Eur. Phys. J. C (2024) 84: 776
https://doi.org/10.1140/epjc/s10052-024-13135-4

Regular Article - Experimental Physics

Designing observables for measurements with deep learning

¹ Department of Physics and Astronomy, University of California, 92521, Riverside, CA, USA
² Physics Division, Lawrence Berkeley National Laboratory, 94720, Berkeley, CA, USA
³ Berkeley Institute for Data Science, University of California, 94720, Berkeley, CA, USA

^a owen.long@ucr.edu

Received: 16 October 2023
Accepted: 18 July 2024
Published online: 4 August 2024

Abstract

Many analyses in particle and nuclear physics use simulations to infer fundamental, effective, or phenomenological parameters of the underlying physics models. When the inference is performed with unfolded cross sections, the observables are designed using physics intuition and heuristics. We propose to design targeted observables with machine learning.

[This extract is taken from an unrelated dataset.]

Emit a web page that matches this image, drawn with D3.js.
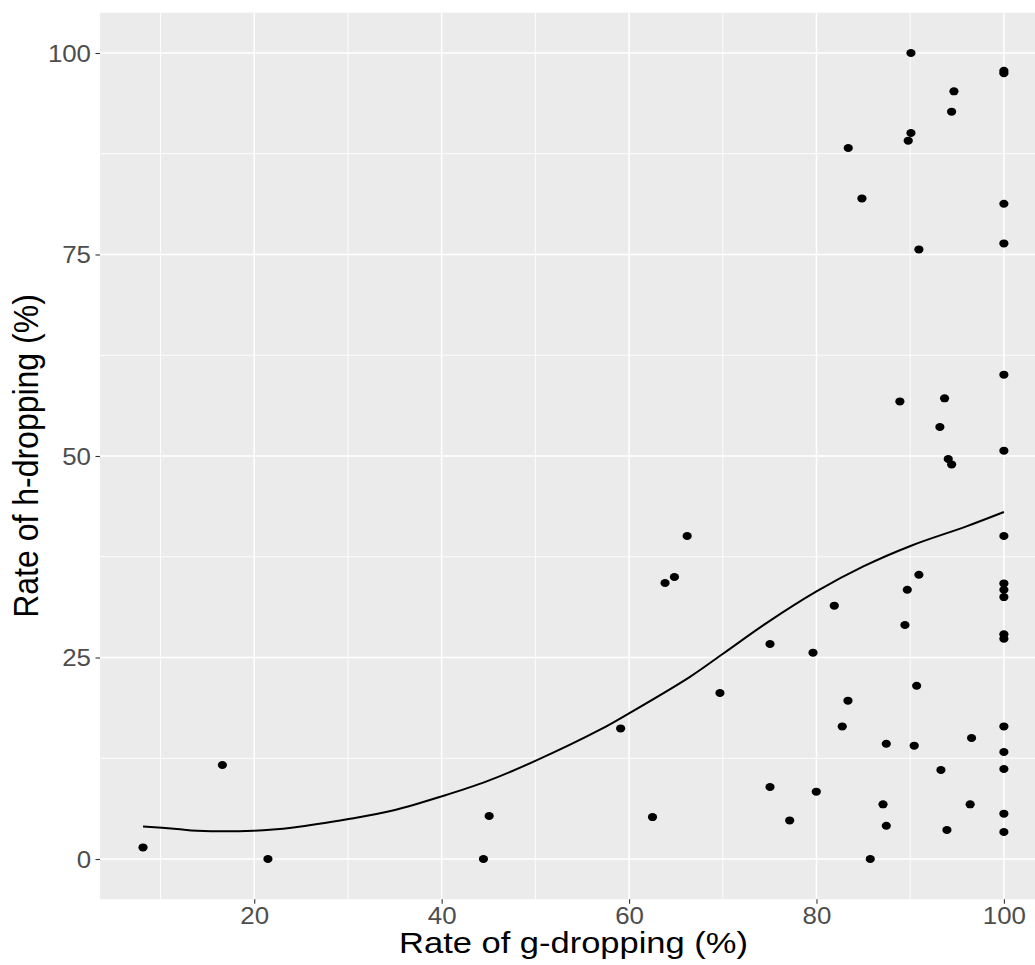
<!DOCTYPE html>
<html>
<head>
<meta charset="utf-8">
<script src="https://cdn.jsdelivr.net/npm/d3@7"></script>
<style>
    body { margin: 0; background: #ffffff; }
    text { font-family: "Liberation Sans", Arial, sans-serif; }
</style>
</head>
<body>
<svg id="chart" width="1035" height="965"></svg>
<script>
// data
var gDrop = [8.13, 16.6, 21.46, 44.46, 45.07, 59.1, 62.5, 63.84, 64.84, 66.2,
    69.7, 75.04, 75.04, 77.14, 79.63, 79.98, 81.9, 82.75, 83.36, 85.74,
    87.1, 87.45, 87.45, 89.44, 89.69, 90.43, 90.69, 90.93, 93.28, 93.92,
    96.4, 96.55, 88.9, 93.67, 93.17, 94.06, 94.42, 90.08, 94.67, 94.42,
    90.08, 89.79, 83.39, 84.85, 90.93,
    100, 100, 100, 100, 100, 100, 100, 100, 100, 100, 100,
    100, 100, 100, 100, 100, 100];
var hDrop = [1.44, 11.66, 0, 0, 5.33, 16.2, 5.2, 34.24, 34.99, 40.07,
    20.6, 26.67, 8.93, 4.79, 25.6, 8.35, 31.43, 16.45, 19.64, 0,
    6.78, 14.3, 4.13, 29.03, 33.4, 14.06, 21.5, 35.27, 11.04, 3.6,
    6.78, 15.01, 56.77, 57.15, 53.6, 49.63, 48.96, 100, 95.24, 92.72,
    90.07, 89.12, 88.21, 81.96, 75.63,
    40.07, 34.19, 33.41, 32.5, 27.87, 27.33, 16.45, 13.28, 11.17, 5.62, 3.35,
    60.09, 50.66, 97.5, 97.8, 81.3, 76.38];

// loess smooth line
var smoothX = [8.13, 11.75, 13.9, 19.9, 24.2, 30.07, 34.9, 40, 44.8, 50.05,
    56.9, 60.04, 66.5, 70.06, 74.7, 80, 85, 90.1, 96, 100];
var smoothY = [4.04, 3.72, 3.51, 3.51, 3.92, 4.96, 6.05, 7.77, 9.63, 12.2,
    16.04, 18.1, 22.6, 25.5, 29.3, 33.2, 36.3, 38.87, 41.27, 43.05];

var xTicks = [20, 40, 60, 80, 100];
var xMinor = [10, 30, 50, 70, 90];
var yTicks = [0, 25, 50, 75, 100];
var yMinor = [12.5, 37.5, 62.5, 87.5];

var xTitle = "Rate of g-dropping (%)";
var yTitle = "Rate of h-dropping (%)";

var svg = d3.select("#chart");
// panel edges (right edge runs past the picture, as in the original)
var pLeft = 100, pRight = 1047, pTop = 12.7, pBottom = 899.3;

var x = d3.scaleLinear().domain([3.54, 104.6]).range([pLeft, pRight]);
var y = d3.scaleLinear().domain([-5, 105]).range([pBottom, pTop]);

// panel background
svg.append("rect")
    .attr("x", pLeft).attr("y", pTop)
    .attr("width", pRight - pLeft).attr("height", pBottom - pTop)
    .attr("fill", "#EBEBEB");

// grid lines, minor first
svg.selectAll(".xminor").data(xMinor).enter().append("line")
    .attr("x1", d => x(d)).attr("x2", d => x(d))
    .attr("y1", pTop).attr("y2", pBottom)
    .attr("stroke", "#ffffff").attr("stroke-width", 0.9);
svg.selectAll(".yminor").data(yMinor).enter().append("line")
    .attr("y1", d => y(d)).attr("y2", d => y(d))
    .attr("x1", pLeft).attr("x2", pRight)
    .attr("stroke", "#ffffff").attr("stroke-width", 0.9);
svg.selectAll(".xmajor").data(xTicks).enter().append("line")
    .attr("x1", d => x(d)).attr("x2", d => x(d))
    .attr("y1", pTop).attr("y2", pBottom)
    .attr("stroke", "#ffffff").attr("stroke-width", 1.5);
svg.selectAll(".ymajor").data(yTicks).enter().append("line")
    .attr("y1", d => y(d)).attr("y2", d => y(d))
    .attr("x1", pLeft).attr("x2", pRight)
    .attr("stroke", "#ffffff").attr("stroke-width", 1.5);

// axes (tick marks + labels)
var xAxis = svg.append("g")
    .attr("transform", `translate(0,${pBottom})`)
    .call(d3.axisBottom(x).tickValues(xTicks).tickSize(4.5).tickPadding(6));
var yAxis = svg.append("g")
    .attr("transform", `translate(${pLeft},0)`)
    .call(d3.axisLeft(y).tickValues(yTicks).tickSize(4.5).tickPadding(5));

[xAxis, yAxis].forEach(function (ax) {
    ax.attr("font-size", null).attr("font-family", null);
    ax.select(".domain").remove();
    ax.selectAll(".tick line").attr("stroke", "#333333").attr("stroke-width", 1.1);
    ax.selectAll(".tick text")
        .attr("fill", "#4D4D4D")
        .style("font-size", "23.5px");
});
// picture is a bit wider than tall, stretch the text a little
xAxis.selectAll(".tick text")
    .attr("y", null).attr("dy", null)
    .attr("transform", "translate(0,24.5) scale(1.1,1)");
yAxis.selectAll(".tick text")
    .attr("x", null).attr("dy", null)
    .attr("transform", "translate(-9,8.4) scale(1.1,1)");

// points
svg.selectAll(".dot")
    .data(d3.range(gDrop.length))
    .enter().append("ellipse")
    .attr("cx", i => x(gDrop[i]))
    .attr("cy", i => y(hDrop[i]))
    .attr("rx", 4.6).attr("ry", 4)
    .attr("fill", "#000000");

// smooth line
var line = d3.line()
    .x(i => x(smoothX[i]))
    .y(i => y(smoothY[i]))
    .curve(d3.curveCatmullRom);
svg.append("path")
    .datum(d3.range(smoothX.length))
    .attr("d", line)
    .attr("fill", "none")
    .attr("stroke", "#000000")
    .attr("stroke-width", 2);

// axis titles
svg.append("text")
    .attr("transform", `translate(${(pLeft + pRight) / 2},953) scale(1.15,1)`)
    .attr("text-anchor", "middle")
    .style("font-size", "30px")
    .attr("fill", "#000000")
    .text(xTitle);
svg.append("text")
    .attr("transform", `translate(38,${(pTop + pBottom) / 2}) rotate(-90) scale(1,1.1)`)
    .attr("text-anchor", "middle")
    .style("font-size", "32px")
    .attr("fill", "#000000")
    .text(yTitle);
</script>
</body>
</html>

Unfolded, differential cross sections in a neural network output contain the most information about parameters of interest and can be well-measured by construction. The networks are trained using a custom loss function that rewards outputs that are sensitive to the parameter(s) of interest while simultaneously penalizing outputs that are different between particle-level and detector-level (to minimize detector distortions). We demonstrate this idea in simulation using two physics models for inclusive measurements in deep inelastic scattering. We find that the new approach is more sensitive than classical observables at distinguishing the two models and also has a reduced unfolding uncertainty due to the reduced detector distortions.